OPTIMIZATION OF PHEROMONAL BAITS FOR CLICK BEETLE PESTS (COLEOPTERA: ELATERIDAE) FOR CENTRAL AND WESTERN EUROPE

Miklos TOTH1, Lorenzo FURLAN2, Istvan SZARUKAN3,Venyamin G. YATSYNIN4, Istvan UJVARY1 and Zoltan IMREI1
1 Plant Protection Institute, Hungarian Academy of Science, Budapest, Pf. 102, H-1525, Hungary
2 Institute for Agricultural Entomology, Padova University, Agripolis,, Via Romea 16, Legnaro, I-35020 Italy
3 Agricultural University, Debrecen, Pf. 58, H-4001,Hungary
4 Krasnodarskiy NIISKh im. P.P. Lukyanenko, Krasnodar12, Russia, 350012

In recent years we developed pheromone traps for catching males of several click beetle pests (Coleoptera, Elateridae). Traps and baits were optimized for populations occurring in Central and Western Europe, in tests conducted at several sites mainly in Italy and Hungary. for Agriotes ustulatus we established that none of the minor pheromone components described by authors for populations in Eastern Europe did influence catches of E,E farnesyl acetate, which proved to be sufficiently attractive on its own in both Italy and Hungary.
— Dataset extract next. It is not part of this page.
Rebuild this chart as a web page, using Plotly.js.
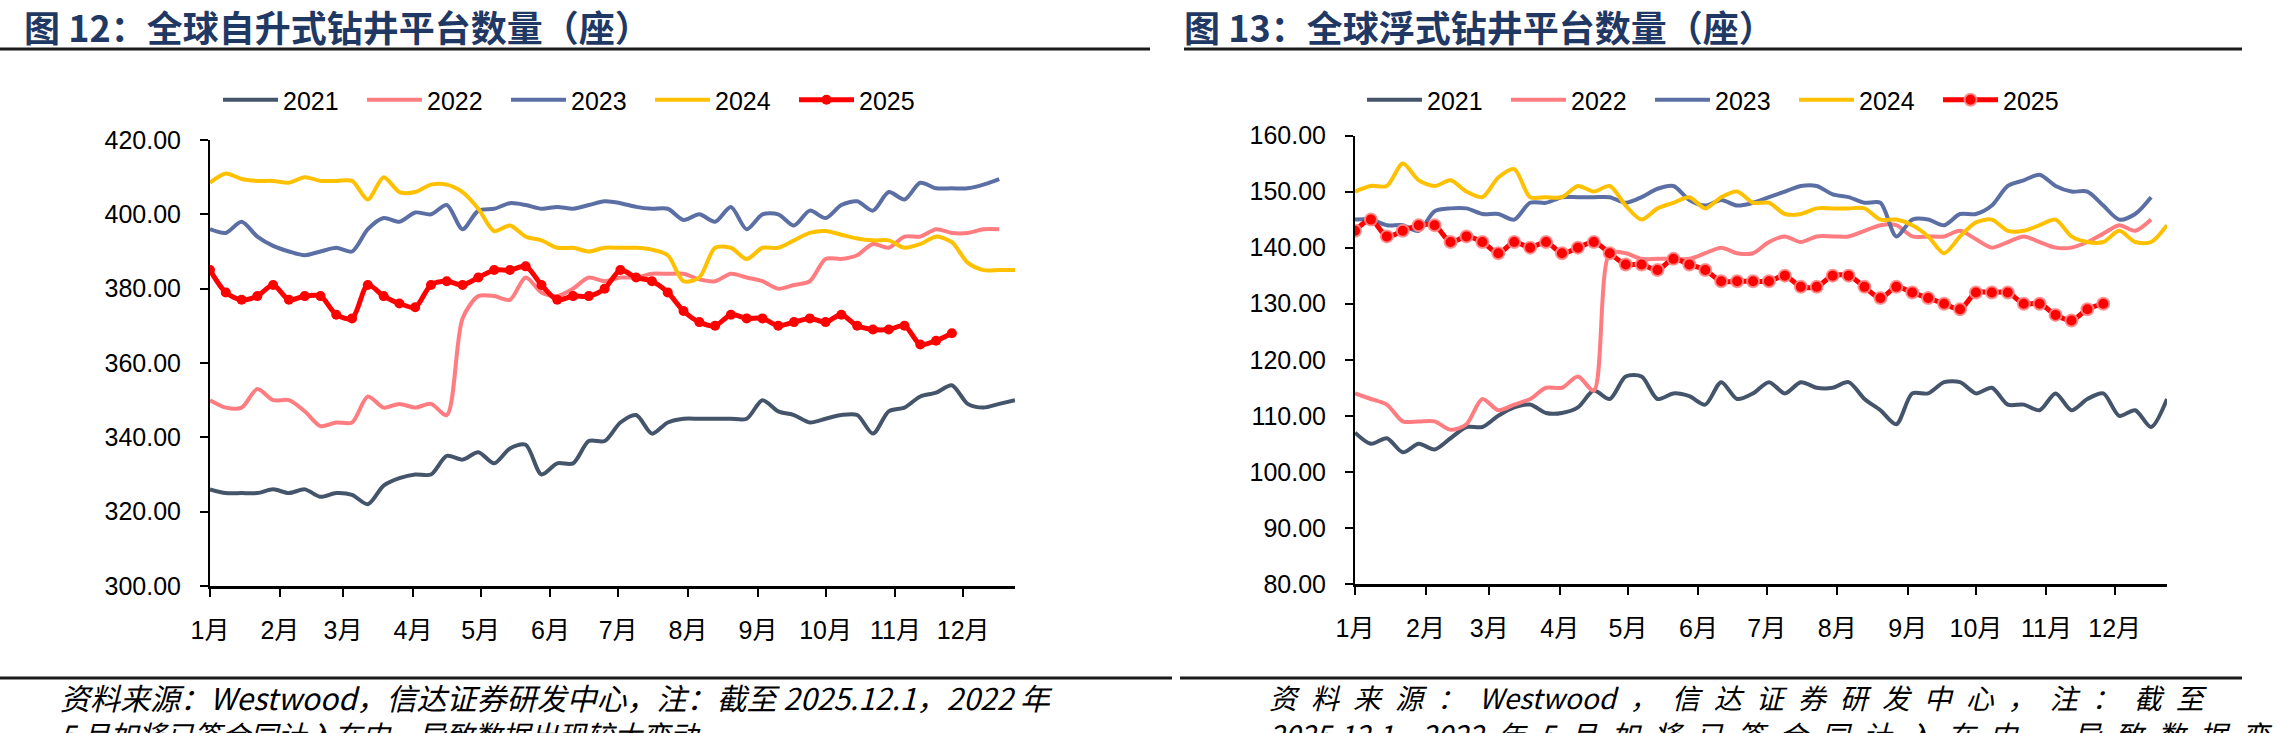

In A. sputator again minor and synergistic components described earlier by Russian authors did not prove to be biologically active in Hungary, where traps baited with geranyl butyrate on its own proved to be sufficiently active. Analysis of female pheromone gland extracts from beetles collected in Hungary was dominated by the presence of geranyl butyrate.

For A. lineatus, a farnesyl compound described earlier as a synergist for populations in the West Ukraine did not prove to be active in Central Europe. On the other hand the addition of small percentages of geranyl butyrate to geranyloctanoate (the main pheromone component) proved to be highly synergistic in all the areas tested. Interestingly presence of the butyrate at similar percentages was not observed in pheromone gland extracts.

For A. brevis the mixture of the two pheromone components geranyl butyrate and E,E farnesyl butyrate proved to be highly active in trapping trials in Italy. This is the first report on the pheromone composition of this species.

At present we are in the course of analyzing pheromone compositions and of optimizing trap/bait combinations for A. litigiosus, A. obscurus, A. rufipalpis and A. sordidus.